Иногда торжества носили менее бурный и более трогательный характер. Кузминская описывает один парадный обед в именины Софьи Андреевны:
«Наступило 17 сентября. Настроение у всех и у меня было праздничное. Все мы нарядные, в легких белых платьях с цветными лентами. Обеденный стол украшен цветами, и новая терраса залита солнцем. Помню, как шумно и весело в 5 часов вечера садились мы за стол. И вдруг из аллеи сада послышался оркестр. Он заиграл уцертюру из оперы «Фенелла» La muette de Portici («Охотничий домик в Портичи» (фр.)), который так любила Соня. Все мы, кроме Сони, знали, что Лев Николаевич просил полковника прислать оркестр, но должны были хранить это втайне. Не берусь описывать выражение лица Сони! Тут было все: удивление, испуг, что это сон, радость, умиление, когда она увидела и поняла выражение лица Льва Николаевича. Он сиял не меньше ее…»
Лев Николаевич вообще поражал тогда нежностью к молодой супруге. Он даже выучился играть на гитаре и пел: «Скажите ей, что пламенной душою…»
Да, счастливое было время!

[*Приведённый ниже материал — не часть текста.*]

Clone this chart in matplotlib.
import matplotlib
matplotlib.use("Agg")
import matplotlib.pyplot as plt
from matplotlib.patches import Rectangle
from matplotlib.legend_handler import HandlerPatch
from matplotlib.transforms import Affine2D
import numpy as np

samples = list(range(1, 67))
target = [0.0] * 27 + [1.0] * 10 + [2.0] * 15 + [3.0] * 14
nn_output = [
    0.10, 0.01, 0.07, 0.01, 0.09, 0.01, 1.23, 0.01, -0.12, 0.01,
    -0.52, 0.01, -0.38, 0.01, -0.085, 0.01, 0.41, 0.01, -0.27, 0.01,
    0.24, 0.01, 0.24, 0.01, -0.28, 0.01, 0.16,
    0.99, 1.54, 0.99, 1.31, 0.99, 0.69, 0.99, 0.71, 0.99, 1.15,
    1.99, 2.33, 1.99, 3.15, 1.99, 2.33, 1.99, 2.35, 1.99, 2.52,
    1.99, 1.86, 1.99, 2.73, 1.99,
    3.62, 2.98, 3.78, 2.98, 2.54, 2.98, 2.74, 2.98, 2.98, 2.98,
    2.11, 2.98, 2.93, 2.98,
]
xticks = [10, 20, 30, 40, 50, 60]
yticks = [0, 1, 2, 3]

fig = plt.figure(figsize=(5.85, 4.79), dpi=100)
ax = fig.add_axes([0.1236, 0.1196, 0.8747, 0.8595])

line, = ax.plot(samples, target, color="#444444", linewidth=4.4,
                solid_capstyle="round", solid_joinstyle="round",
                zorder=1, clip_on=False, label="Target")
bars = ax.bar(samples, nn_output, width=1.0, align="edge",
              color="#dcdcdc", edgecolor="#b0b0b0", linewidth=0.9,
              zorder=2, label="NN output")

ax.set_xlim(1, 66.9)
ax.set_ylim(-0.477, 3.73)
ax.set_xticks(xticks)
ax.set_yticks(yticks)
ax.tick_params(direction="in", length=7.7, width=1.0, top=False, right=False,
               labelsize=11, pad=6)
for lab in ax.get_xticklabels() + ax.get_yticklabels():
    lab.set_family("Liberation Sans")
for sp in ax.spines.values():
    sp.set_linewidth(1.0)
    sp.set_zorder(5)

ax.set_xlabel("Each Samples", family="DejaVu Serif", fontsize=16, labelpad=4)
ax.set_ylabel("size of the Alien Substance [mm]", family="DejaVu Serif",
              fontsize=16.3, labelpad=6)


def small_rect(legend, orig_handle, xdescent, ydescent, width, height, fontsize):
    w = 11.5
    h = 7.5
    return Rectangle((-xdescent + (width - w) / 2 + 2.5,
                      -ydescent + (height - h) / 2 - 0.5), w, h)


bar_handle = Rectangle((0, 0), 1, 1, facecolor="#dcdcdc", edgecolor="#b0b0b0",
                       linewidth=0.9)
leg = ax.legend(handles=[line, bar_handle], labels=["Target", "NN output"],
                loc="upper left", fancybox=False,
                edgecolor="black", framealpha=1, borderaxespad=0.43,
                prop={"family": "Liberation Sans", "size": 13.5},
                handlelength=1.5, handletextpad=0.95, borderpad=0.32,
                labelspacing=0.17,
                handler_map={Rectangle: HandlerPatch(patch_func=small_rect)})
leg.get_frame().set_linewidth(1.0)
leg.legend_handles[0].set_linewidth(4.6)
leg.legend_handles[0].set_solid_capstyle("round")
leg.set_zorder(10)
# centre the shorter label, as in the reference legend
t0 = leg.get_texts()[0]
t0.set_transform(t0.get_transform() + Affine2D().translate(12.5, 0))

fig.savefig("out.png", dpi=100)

И Толстой мог, не без основания, писать своей тетке в 1872 году: «Моя жизнь все та же, т. е. лучше не могу желать».
Глава шестая
Кризис
Среди этого безоблачного счастья, порой вдруг Толстым овладевают глубоко печальные мысли — мысли о смерти.
Еще в 1863 году он писал: «Я качусь, качусь под гору смерти, и едва чувствую в себе силы остановиться. А я не хочу смерти, я хочу и люблю бессмертие…»

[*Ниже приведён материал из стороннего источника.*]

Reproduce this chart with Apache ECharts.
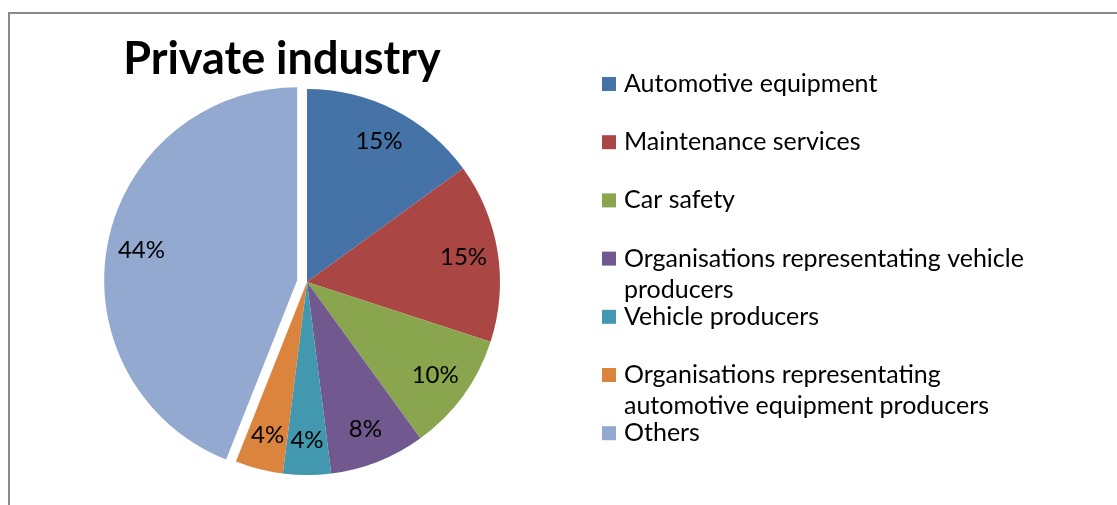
<!DOCTYPE html>
<html>
<head>
<meta charset="utf-8">
<script src="https://cdn.jsdelivr.net/npm/echarts@6/dist/echarts.min.js"></script>
<style>
  html, body { margin: 0; padding: 0; background: #fff; }
  #chart { width: 1117px; height: 505px; }
</style>
</head>
<body>
<div id="chart"></div>
<script>
const categories = [
  'Automotive equipment',
  'Maintenance services',
  'Car safety',
  'Organisations representating vehicle producers',
  'Vehicle producers',
  'Organisations representating automotive equipment producers',
  'Others'
];
// legend text as it wraps in the picture
const legendLabels = [
  'Automotive equipment',
  'Maintenance services',
  'Car safety',
  'Organisations representating vehicle\nproducers',
  'Vehicle producers',
  'Organisations representating\nautomotive equipment producers',
  'Others'
];
const shares = [15, 15, 10, 8, 4, 4, 44];
const explodedSlice = 'Others';
const colors = ['#4572a7', '#aa4643', '#89a54e', '#71588f', '#4198af', '#db843d', '#93a9cf'];

const FONT = 'Lato';
const chart = echarts.init(document.getElementById('chart'), null, { renderer: 'canvas' });

const pieData = categories.map((name, i) => ({
  name: name,
  value: shares[i],
  selected: name === explodedSlice,
  itemStyle: { color: colors[i] }
}));

const lineH = 31;
const legends = categories.map((name, i) => {
  const lines = legendLabels[i].split('\n');
  // legend centres text on the icon; pad wrapped labels with blank lines on top
  // so the first line sits level with the swatch, as in the source chart
  const padded = lines.length > 1
    ? Array(lines.length - 1).fill(' ').concat(lines).join('\n')
    : legendLabels[i];
  const boxH = (2 * lines.length - 1) * lineH;
  const center = 84 + i * 58.2;
  return {
    data: [name],
    orient: 'vertical',
    left: 602,
    top: center - boxH / 2,
    padding: 0,
    icon: 'rect',
    itemWidth: 14,
    itemHeight: 14,
    selectedMode: false,
    formatter: () => padded,
    textStyle: {
      fontFamily: FONT,
      fontSize: 25,
      color: '#000',
      lineHeight: lineH,
      padding: [0, 0, 0, 3]
    }
  };
});

const option = {
  animation: false,
  title: {
    text: 'Private industry',
    left: 277,
    textAlign: 'center',
    top: 32,
    textStyle: { fontFamily: FONT, fontWeight: 'bold', fontSize: 45, color: '#000' }
  },
  graphic: [{
    type: 'rect',
    shape: { x: 9, y: 13, width: 1200, height: 600 },
    style: { fill: 'none', stroke: '#8a8a8a', lineWidth: 2 },
    silent: true
  }],
  legend: legends,
  series: [{
    type: 'pie',
    center: [307, 282],
    radius: 193,
    startAngle: 90,
    selectedMode: 'multiple',
    selectedOffset: 10,
    label: { show: false },
    labelLine: { show: false },
    emphasis: { disabled: true },
    data: pieData
  }, {
    // transparent ring that carries the percentage labels
    type: 'pie',
    center: [307, 282],
    radius: [118, 193],
    startAngle: 90,
    selectedMode: 'multiple',
    selectedOffset: 10,
    silent: true,
    itemStyle: { color: 'rgba(0,0,0,0)' },
    label: {
      show: true,
      position: 'inside',
      formatter: '{c}%',
      fontFamily: FONT,
      fontSize: 24,
      color: '#000'
    },
    labelLine: { show: false },
    emphasis: { disabled: true },
    data: pieData.map(d => ({ name: d.name, value: d.value, selected: d.selected, itemStyle: { color: 'rgba(0,0,0,0)' } }))
  }]
};

chart.setOption(option);
window.addEventListener('resize', function () {
  chart.resize();
});
</script>
</body>
</html>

Такими отметками пестрят его дневники и письма шестидесятых и семидесятых годов.
С течением времени эти мысли появляются все чаще. Они углубляются и приобретают над ним некоторую власть. Иногда этому содействует чтение.

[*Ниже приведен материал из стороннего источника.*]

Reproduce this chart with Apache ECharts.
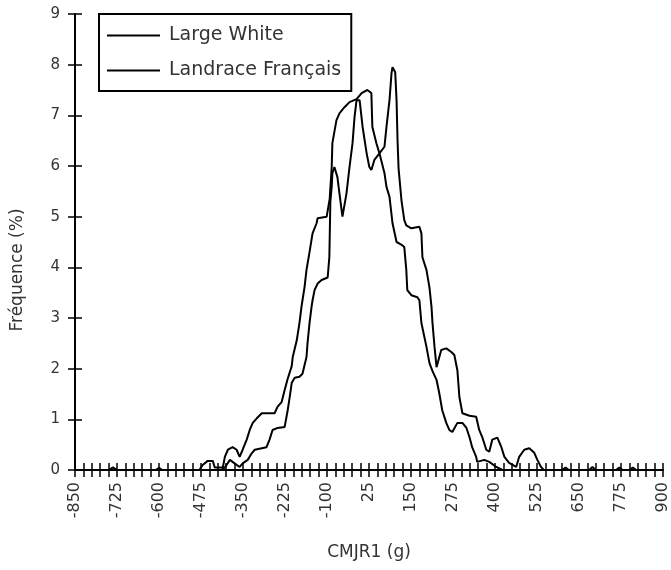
<!DOCTYPE html>
<html>
<head>
<meta charset="utf-8">
<script src="https://cdn.jsdelivr.net/npm/echarts@6/dist/echarts.min.js"></script>
<style>
html,body{margin:0;padding:0;background:#fff;}
#chart{width:671px;height:570px;}
</style>
</head>
<body>
<div id="chart"></div>
<script>
// Series names
var seriesNames = ['Large White', 'Landrace Français'];

// Large White (x in g, frequency in %)
var lwX = [-850,-750,-737,-725,-480,-470,-455,-440,-434,-410,-404,-395,-381,-369,-360,-351,-339,-330,-321,-309,-294,-256,-247,-235,-226,-217,-205,-202,-190,-182,-176,-173,-167,-161,-152,-143,-131,-128,-101,-92,-86,-84,-72,-63,-48,-33,-12,3,20,32,35,47,56,71,77,86,95,107,121,130,136,139,151,169,175,181,190,196,205,214,226,234,243,255,264,273,288,303,315,324,332,344,347,368,383,404,422,680,690,700,760,770,780,900];
var lwY = [0,0,0.05,0,0,0.1,0.18,0.18,0.05,0.05,0.26,0.4,0.45,0.4,0.26,0.4,0.6,0.79,0.93,1.02,1.12,1.12,1.25,1.34,1.58,1.8,2.05,2.23,2.56,2.9,3.22,3.35,3.6,3.95,4.3,4.67,4.87,4.97,5.0,5.35,5.98,6.45,6.9,7.04,7.16,7.26,7.32,7.44,7.5,7.44,6.77,6.45,6.25,5.86,5.59,5.39,4.87,4.5,4.45,4.4,3.95,3.55,3.45,3.41,3.35,2.9,2.62,2.43,2.11,1.95,1.78,1.52,1.18,0.93,0.79,0.75,0.93,0.93,0.83,0.65,0.45,0.26,0.16,0.2,0.16,0.06,0,0,0.06,0,0,0.05,0,0];

// Landrace Français
var lfX = [-850,-610,-600,-590,-415,-404,-389,-375,-360,-351,-336,-324,-315,-294,-280,-271,-262,-247,-226,-217,-211,-205,-196,-182,-173,-161,-158,-152,-146,-143,-137,-128,-116,-98,-93,-90,-86,-84,-78,-69,-63,-54,-42,-33,-24,-18,-12,-3,6,18,26,32,41,56,71,77,86,92,95,103,107,110,113,122,130,136,151,175,181,184,196,205,211,214,220,226,240,255,270,279,288,294,303,324,344,353,362,374,383,392,407,419,428,442,463,472,487,502,517,526,537,545,600,610,620,800,810,820,900];
var lfY = [0,0,0.04,0,0,0.05,0.2,0.13,0.06,0.13,0.2,0.33,0.4,0.43,0.45,0.6,0.79,0.83,0.85,1.18,1.44,1.72,1.82,1.84,1.9,2.23,2.5,2.9,3.22,3.35,3.55,3.68,3.75,3.8,4.2,5.3,5.59,5.86,5.98,5.78,5.46,5.0,5.46,5.98,6.45,6.97,7.3,7.3,6.77,6.25,5.98,5.92,6.12,6.25,6.38,6.77,7.3,7.83,7.95,7.85,7.3,6.5,5.95,5.3,4.93,4.83,4.77,4.8,4.67,4.2,3.95,3.6,3.22,2.9,2.43,2.03,2.37,2.4,2.33,2.27,1.97,1.44,1.12,1.07,1.05,0.79,0.65,0.4,0.36,0.6,0.64,0.45,0.26,0.14,0.06,0.26,0.4,0.43,0.34,0.2,0.06,0,0,0.05,0,0,0.05,0,0];

// Axis settings
var xMin = -850, xMax = 900, xLabelStep = 125, xTickStep = 25;
var yMin = 0, yMax = 9, yStep = 1;

function pairs(xs, ys) {
  var out = [];
  for (var i = 0; i < xs.length; i++) out.push([xs[i], ys[i]]);
  return out;
}

var FONT = 'DejaVu Sans';
var TXT = '#333';

var chart = echarts.init(document.getElementById('chart'), null, {renderer: 'canvas'});
var option = {
  animation: false,
  backgroundColor: '#fff',
  grid: {left: 75, right: 7, top: 14, bottom: 100, containLabel: false},
  legend: {
    left: 99, top: 14,
    orient: 'vertical',
    data: seriesNames,
    icon: 'rect',
    itemWidth: 53, itemHeight: 2, itemGap: 14,
    padding: [11, 10, 10, 8],
    borderColor: '#000', borderWidth: 2, borderRadius: 0,
    itemStyle: {color: '#000'},
    textStyle: {fontFamily: FONT, fontSize: 19, lineHeight: 21, color: TXT, padding: [0, 0, 0, 4]}
  },
  xAxis: [{
    type: 'value', min: xMin, max: xMax, interval: xTickStep,
    position: 'bottom',
    name: 'CMJR1 (g)', nameLocation: 'middle', nameGap: 74,
    nameTextStyle: {fontFamily: FONT, fontSize: 17, color: TXT},
    axisLine: {show: true, onZero: false, lineStyle: {color: '#000', width: 2}},
    axisTick: {show: true, inside: false, length: 7, lineStyle: {color: '#000', width: 1.5}},
    axisLabel: {
      rotate: 90, margin: 12, fontFamily: FONT, fontSize: 16, color: TXT,
      formatter: function (v) { return ((v - xMin) % xLabelStep === 0) ? String(v) : ''; }
    },
    splitLine: {show: false}
  }, {
    type: 'value', min: xMin, max: xMax, interval: xTickStep,
    position: 'bottom', offset: 0,
    axisLine: {show: false, onZero: false},
    axisTick: {show: true, inside: true, length: 7, lineStyle: {color: '#000', width: 1.5}},
    axisLabel: {show: false},
    splitLine: {show: false}
  }],
  yAxis: [{
    type: 'value', min: yMin, max: yMax, interval: yStep,
    position: 'left',
    name: 'Fréquence (%)', nameLocation: 'middle', nameGap: 49,
    nameTextStyle: {fontFamily: FONT, fontSize: 17, color: TXT, padding: [0, 56, 0, 0]},
    axisLine: {show: true, onZero: false, lineStyle: {color: '#000', width: 2}},
    axisTick: {show: true, inside: false, length: 7, lineStyle: {color: '#000', width: 1.5}},
    axisLabel: {margin: 15, fontFamily: FONT, fontSize: 15, color: TXT},
    splitLine: {show: false}
  }, {
    type: 'value', min: yMin, max: yMax, interval: yStep,
    position: 'left', offset: 0,
    axisLine: {show: false, onZero: false},
    axisTick: {show: true, inside: true, length: 7, lineStyle: {color: '#000', width: 1.5}},
    axisLabel: {show: false},
    splitLine: {show: false}
  }],
  series: [{
    name: seriesNames[0], type: 'line', xAxisIndex: 0, yAxisIndex: 0,
    data: pairs(lwX, lwY), symbol: 'none', smooth: false,
    lineStyle: {color: '#000', width: 2}, itemStyle: {color: '#000'}, z: 3
  }, {
    name: seriesNames[1], type: 'line', xAxisIndex: 0, yAxisIndex: 0,
    data: pairs(lfX, lfY), symbol: 'none', smooth: false,
    lineStyle: {color: '#000', width: 2}, itemStyle: {color: '#000'}, z: 3
  }]
};
chart.setOption(option);
</script>
</body>
</html>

«Знаете ли, что было для меня нынешнее лето? — спрашивает он Фета в 1869 году. — Неперестающий восторг перед Шопенгауэром и ряд духовных наслаждений, которых я никогда не испытывал. Я выписал все его сочинения и читал и читаю (прочел и Канта). И верно ни один студент в свой курс не учился так много и столь многого не узнал, как я в нынешнее лето. Не знаю, переменю ли я когда мнение, но теперь я уверен, что Шопенгауэр — гениальнейший из людей…»
Толстого тянут к себе люди, которые, «несмотря на здравое отношение к жизни», всегда стоят на самом краю ее и ясно видят жизнь только оттого, что глядят то в нирвану, в беспредельность, в неизвестность, то в сансару. Заглядывание в нирвану, по его мнению, укрепляет зрение. Ему хочется анализировать жизнь, выходя мысленно за ее пределы.
Такие опыты, при совершенно исключительной силе воображения Толстого, не могли проходить безнаказанно. Конечно, он еще всецело предан житейской суете — сансаре, — но временами представление о нирване уже властно сжимает холодным ужасом его сердце.